A new revolutionary 3D coloured medical scanner has scanned its first human. The scanner was invented by a tandem of father and son scientists from the University of Canterbury and University of Otago in New Zealand.

According to the report made by the University of Canterbury, the MARS spectral x-ray scanner produces images with significantly improved diagnostic information.

It measures the x-ray spectrum to produce colour images instead of black-and-white ones, and shows different components of body parts such as fat, water, calcium, and disease markers.

The scanner provides far greater detail of the body’s chemical components, improving on the existing medical imaging, which can change the diagnosis and treatments of diseases such as cancer and heart disease. 

Professor Phil Butler and his son, Professor Anthony Butler are the scientists behind the MARS spectral x-ray scanner. Professor Phil Butler is a physicist working at the University of Canterbury while his son, Professor Anthony Butler is a radiologist and a Professor at both the University of Otago and the University of Canterbury.

Professor Anthony Butler differentiated the coloured images from the black-and-white ones saying that the x-ray spectral information allows health professionals to measure the different components of body parts such as fat, water, calcium, and disease markers, whereas traditional black-and-white x-rays only allow measurement of the density and shape of an object.

A technology used by the European Organisation for Nuclear Research (CERN) was adapted by the Butlers as they turned the ‘God particle’ into a medical scanner.

Professor Butler explained that it is the Medpix3 technology of CERN which sets the machine apart diagnostically because its small pixels and accurate energy resolution mean it can get images no other imaging tool can.

Various research institutions around the world already have small versions of the scanner that can house tissue samples.

The smaller version of the MARS scanner is being used by researchers for the study of cancer, bone and joint health, and vascular diseases that can cause heart attacks and strokes.

These studies have produced promising early results suggesting that when spectral imaging is regularly used in clinics, it will enable more accurate diagnosis and personalisation of treatment.

A larger form of the scanner had scanned its first human.

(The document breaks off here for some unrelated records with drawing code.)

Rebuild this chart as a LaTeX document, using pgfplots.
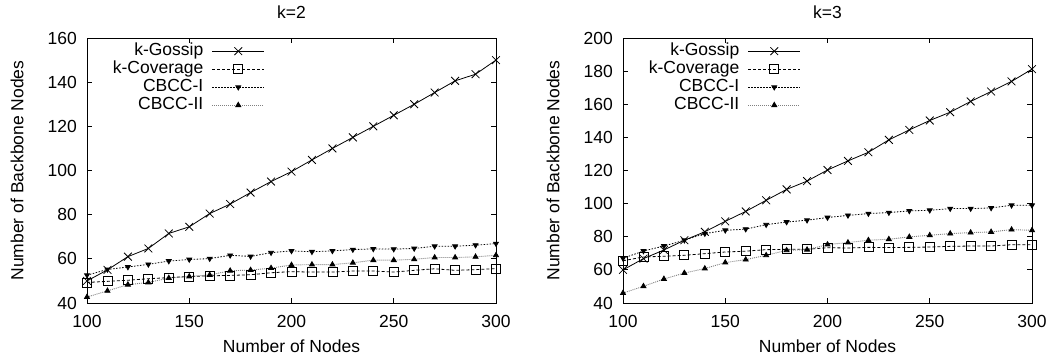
\documentclass[border=0pt]{standalone}
\usepackage{fontspec}
\setmainfont{Liberation Sans}
\usepackage{pgfplots}
\usepackage{pgfplotstable}
\pgfplotsset{compat=1.18}
\newcommand{\fs}{\fontsize{17.5}{20}\selectfont}

\pgfplotstableread{
x gossip cover cbcci cbccii
100 50 49.3 52.6 42.7
110 55 49.8 55.2 45.5
120 61 50.3 56.3 48.3
130 64.7 51 57.5 49.3
140 71.5 51.5 59 51.3
150 74.5 52 59.7 52
160 80.5 52.3 60.1 52.7
170 84.8 52.5 61.6 54.6
180 90 52.8 61.1 54.9
190 95 53.7 62.8 55.8
200 99.5 54.2 63.6 57.2
210 104.8 54 63.2 57.4
220 110 54 63.6 57.4
230 115 54.5 64.2 58.2
240 120 54.5 64.5 59.4
250 125 54 64.4 59.4
260 130 54.8 64.7 59.8
270 135.3 55.5 65.7 60.6
280 140.6 54.8 65.7 60.6
290 143.6 55.1 66.2 60.9
300 150 55.6 66.9 61.6
}\kTwo

\pgfplotstableread{
x gossip cover cbcci cbccii
100 60 65.5 67 46
110 66.8 67.8 71.4 50.1
120 72 68.2 74.4 54.5
130 77.9 68.8 77.9 58.1
140 83 69.8 81.9 60.8
150 89.3 70.8 83.9 64.4
160 95.3 71.3 84.6 66.2
170 102 72.2 87.3 68.8
180 108.6 72.4 88.9 71.8
190 113.6 72.4 90 72.2
200 120.3 73.4 91.6 75.3
210 125.8 73.2 92.9 76.5
220 131 73.6 94 77.9
230 138.5 73.5 94.6 78.5
240 144.5 73.6 95.6 79.9
250 150.2 73.8 96 80.9
260 155.2 74.2 97 81.9
270 161.7 74.4 97 82.5
280 167.7 74.4 97.4 82.9
290 173.8 75.2 99 84.3
300 181.2 75.2 99 83.9
}\kThree

\pgfplotsset{
  every axis title shift=0pt,
  myaxis/.style={
    scale only axis, width=409pt, height=265pt,
    xmin=100, xmax=300, xtick={100,150,200,250,300},
    tick align=inside, xtick pos=both, ytick pos=both,
    major tick length=5pt,
    axis line style={line width=1pt},
    every tick/.style={black, line width=0.8pt},
    /pgf/number format/assume math mode=true,
    tick label style={font=\fs},
    xticklabel style={anchor=center, yshift=-18pt},
    yticklabel style={anchor=east, inner sep=0pt, xshift=-10pt},
    label style={font=\fs},
    title style={font=\fs, at={(axis description cs:0.5,1.098)}, anchor=center},
    xlabel style={at={(axis description cs:0.5,-0.162)}, anchor=center},
    ylabel style={at={(axis description cs:-0.171,0.5)}, anchor=center},
    xlabel={Number of Nodes},
    ylabel={Number of Backbone Nodes},
    clip=false,
    legend plot pos=right,
    legend cell align=right,
    legend style={draw=none, fill=none, font=\fs, inner sep=0pt,
      row sep=0pt, column sep=8pt,
      nodes={text height=12.5pt, text depth=4.5pt, inner sep=0.5pt},
      at={(axis description cs:0.435,0.985)}, anchor=north east},
    legend image code/.code={\draw[mark repeat=2,mark phase=2,##1] plot coordinates {(0pt,0pt) (26pt,0pt) (52pt,0pt)};},
  },
  gos/.style={black, line width=0.8pt, mark=x, mark size=5.5pt, mark options={solid}},
  cov/.style={black, line width=0.8pt, dash pattern=on 3pt off 2pt, mark=square, mark size=4.5pt, mark options={solid}},
  cb1/.style={black, line width=0.8pt, dash pattern=on 1.5pt off 1.5pt, mark=triangle*, mark size=2.8pt, mark options={solid, rotate=180}},
  cb2/.style={gray, line width=0.9pt, dash pattern=on 1pt off 1pt, mark=triangle*, mark size=2.8pt, mark options={solid, black}},
}

\begin{document}
\begin{tikzpicture}
\path[use as bounding box] (0,0) rectangle (1051pt,360pt);
\begin{axis}[myaxis, at={(87pt,57pt)}, anchor=south west,
  ymin=40, ymax=160, ytick={40,60,...,160}, title={k=2}]
\addplot[gos] table[x=x,y=gossip] {\kTwo};
\addplot[cov] table[x=x,y=cover] {\kTwo};
\addplot[cb1] table[x=x,y=cbcci] {\kTwo};
\addplot[cb2] table[x=x,y=cbccii] {\kTwo};
\legend{k-Gossip,k-Coverage,CBCC-I,CBCC-II}
\end{axis}
\begin{axis}[myaxis, at={(623pt,57pt)}, anchor=south west,
  ymin=40, ymax=200, ytick={40,60,...,200}, title={k=3}]
\addplot[gos] table[x=x,y=gossip] {\kThree};
\addplot[cov] table[x=x,y=cover] {\kThree};
\addplot[cb1] table[x=x,y=cbcci] {\kThree};
\addplot[cb2] table[x=x,y=cbccii] {\kThree};
\legend{k-Gossip,k-Coverage,CBCC-I,CBCC-II}
\end{axis}
\end{tikzpicture}
\end{document}
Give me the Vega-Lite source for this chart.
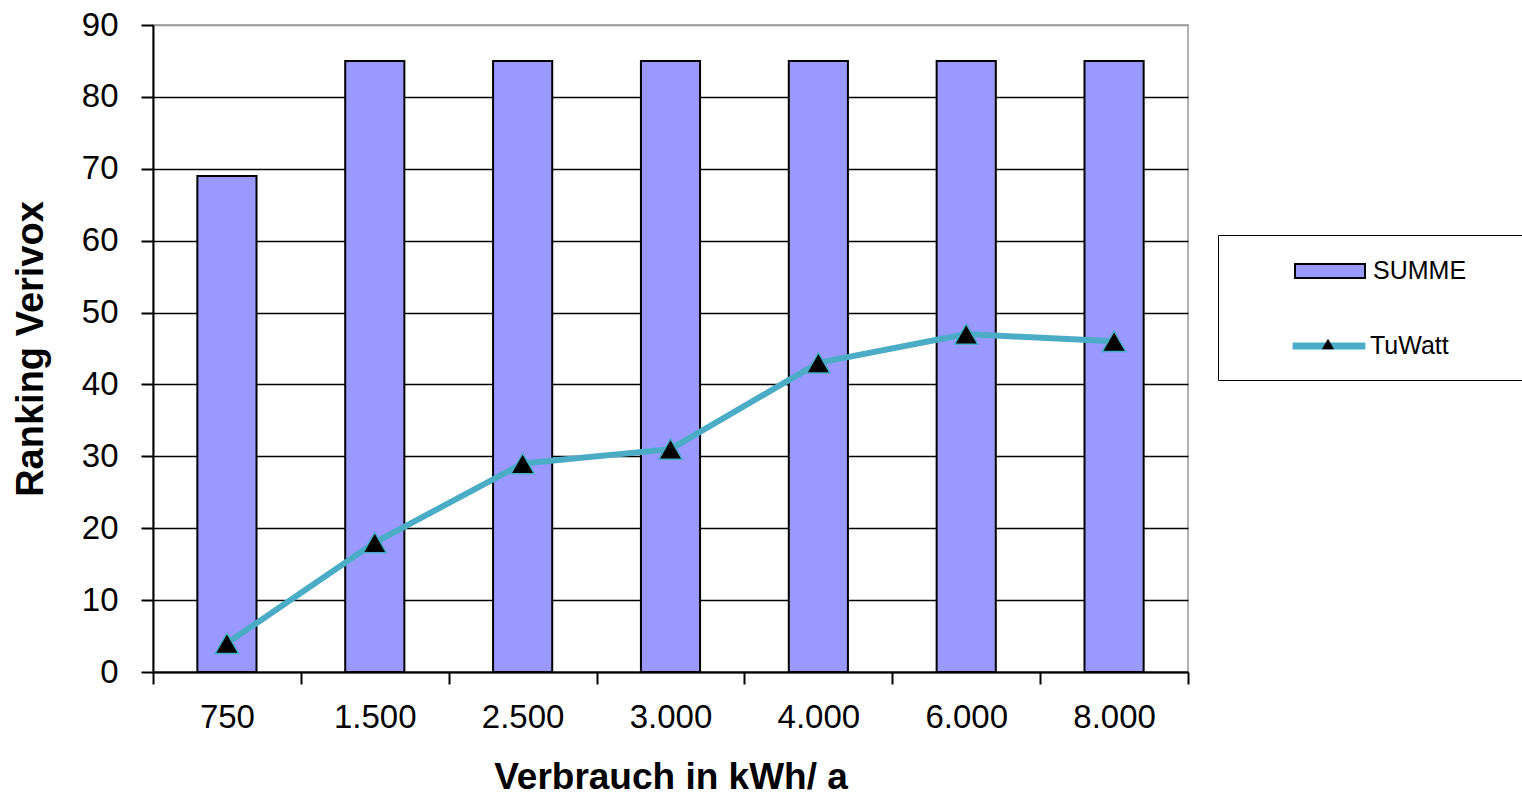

Professor Phil Butler, himself, was scanned. His ankle and wrist were imaged.

More patients will get to try the scanner in the coming months as the next step in development is an imminent clinical trial where orthopaedic and rheumatology patients from Christchurch will be scanned. The world-first clinical trial will allow the MARS team to compare the images produced by their scanner with the technology currently used in New Zealand hospitals.

Professor Anthony Butler explained that after a decade in development, it is really exciting to have reached a point where it is clear that the technology could be used for routine patient care.

He likened the new imaging scanner to a new microscope wherein biomedical researchers can see different kinds of details inside patients in a non-invasive manner.

Support has been given to the Butlers and their growing team of scientists, during their decade-long development of the machine, by the University of Canterbury and the University of Otago, the Ministry of Business, Innovation and Employment, and GE Healthcare. In fact, MARS Bioimaging Ltd (MBI) has commercialised the product.